Elad Blog: Experience, Instincts, and Maturity
Experience.
This is what you have done in the past and the knowledge base you have acquired. Maybe you are really good at picking up new programming languages because you have used so many over the years. Or maybe you immediately know how to solve a problem that a less experienced engineer or manager can solve because you have seen it before (and maybe even seen seven different ways of solving this issue and know which two really work and which three are awful ideas in the long run.). The only way to gain experience is to do stuff. For most people, the benefits of experience eventually starts to run towards an asymptote unless you do new things or new roles every few years.
“Experience” may also mean organizational experience. For example, if you ran Google Ads and then switched to run YouTube, you have the knowledge of who at Google it is important to get on board for your decisions, how to get resources and headcount, and how processes at the company works. Even if you are not an expert on consumer video, you are an expert on getting things done at Google, which can make you a better executive and leader of the area then someone with ten years of consumer video experience who has never met Larry Page[2].
Instincts.
This is your gut reaction on how to act, often in the absence of information. There are some things experience has taught you that is wrong and sometimes your gut overrides your experience and tells you to do something new in this specific context. Alternatively, there may be a problem that you or someone on your team has never faced before. Like experience, instincts can be gained with time for most people. It is the background process or pattern matching that causes you to make the right call or say the right thing on the spot. Or it is the “muscle memory” of management that allows you to act the right way in a situation you have never seen before.

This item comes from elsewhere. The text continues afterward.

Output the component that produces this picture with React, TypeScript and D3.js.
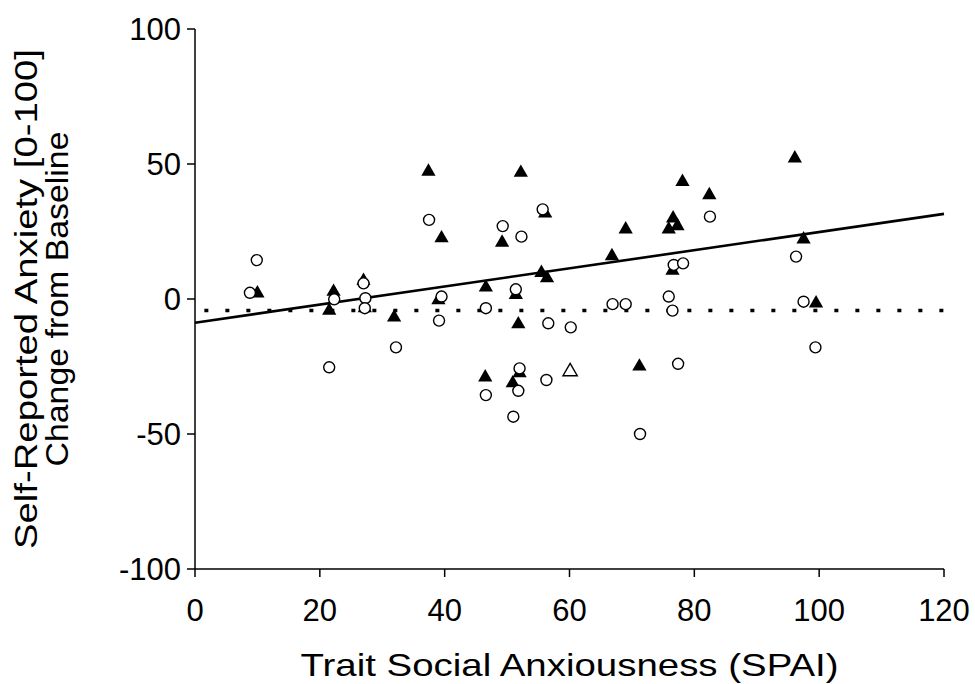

Unfortunately, some people just have bad instincts. They try hard to do good but they just keep screwing up the same types of items. These may be very smart and well intentioned people, but sometimes a person doesn’t have great instincts. They can be taught almost by rote situational memorization, but it feels like you literally need to rewire some people’s brains via a painful process for them to change. In some cases they can never pick up the right instincts and will hit a natural limit on what types of work they can do.
A friend of mine put it about one of her director-level reports, who had 15 years experience but bad instincts, as “He is like that really cute puppy that keeps peeing on your bed. He tries really hard, but doesn’t understand that what he is doing is fundamentally wrong until it is too late.”
Maturity.
Maturity is understanding what is worth fighting for and what is worth letting go. It is properly allocating credit to others because you do not feel threatened or competitive with members of your team. It is realizing when someone on the team needs your help and helping them in whatever way makes sense. It also means realizing when someone is beyond your help. Maturity also includes things like being open and willing to admit that you are wrong on something.
Some people never really mature. They may be scared to surface issues on their team as managers because they want to show they are in control. They don’t ask for help or keep saying “I got this” even if they don’t, which can be disastrous if they are managing a team. They may feel easily threatened or confronted when someone tries to ask questions about their ideas or approaches. Some immature employees can be recognized as they always have a “bone to pick with management” irrespective of who is doing the managing. Or, another sign is someone who fights their manager or team members needlessly or on items that don’t really matter.
Sometimes a bad company culture encourages and promotes immaturity. Other times the person is feeling threatened or insecure due to having a bad manager, and therefore acts out in immature ways – which is a call for help. And then there are people who never really grow up.
Notes
[1] Obviously, there are a lot of other traits that are valuable. I am focusing on these three here given how intermixed they are.
[2] Although in Susan W’s case she did indeed have experience with consumer products (for example she launched Google image search) and video products (a part of the original Google Video team early on worked for her).